All in all, though, this is a great place to work. In fact, every time something happens that makes this place seem sucky, it’s with him. Meh, you gotta take the good with the bad, I guess.

I’ll be OK. I’m a tough broad and this is nothing compared to other stuff I’ve been though. Plus, I’m on vacation all next week!

Another vote for Giraffe’s advice.

You can’t position this at all as “this wasn’t my fault, it was HER fault.” You can’t even present it simply as “it wasn’t MY fault.” All that’s going to do is get you the reputation as a whiner. I used to work in a very similar environment - not with attorneys but at a major consulting firm - and no amount of putting oneself on the defensive ever worked. You have to do just what Giraffe said: calmly elaborate what happened to the relevant parties, say that you had been told that certain procedures were to be followed, and how should you handle this situation in the future since the agreed-upon method was not satisfactory to the administrative partner and perhaps others in similar situations.

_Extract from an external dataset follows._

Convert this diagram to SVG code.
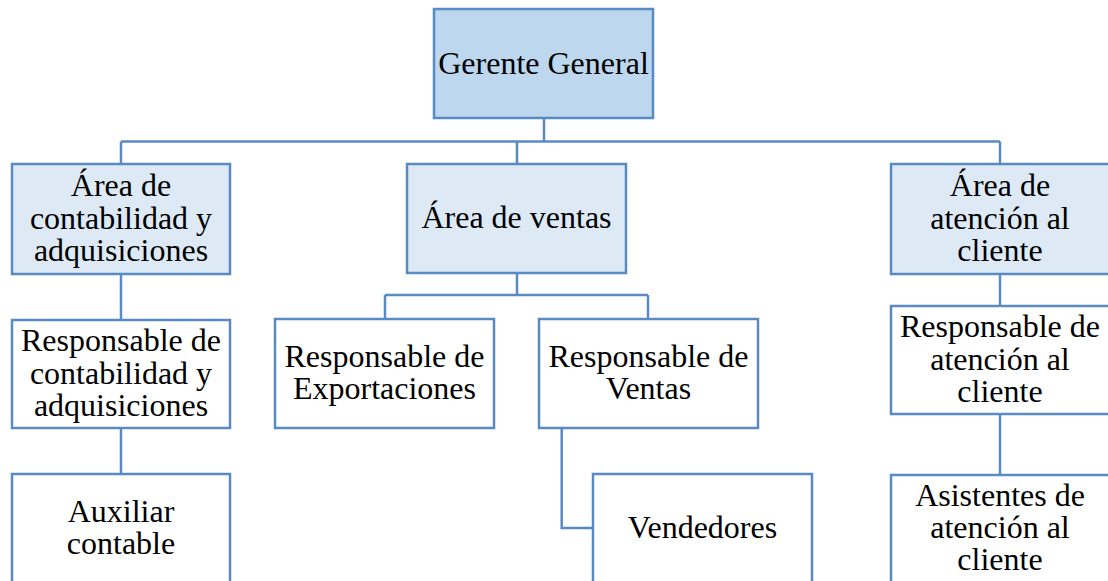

I would also document everything as you did in your OP, make a copy of it, keep an electronic record of it, and have it ready if this should come up on your review. In fact, you may wish to discuss this with the supervisor who is responsible for doing reviews BEFORE the review is done, because in my experience, once they have decided on your “grade” and the resulting salary increase, no amount of explaining is going to make them change it. If they put it in your review, it’s in there forever. You can explain as much as you want, you can add a note to the review - but your review has been done and the pay raise decided upon and there’s not a damn thing you can do to change it.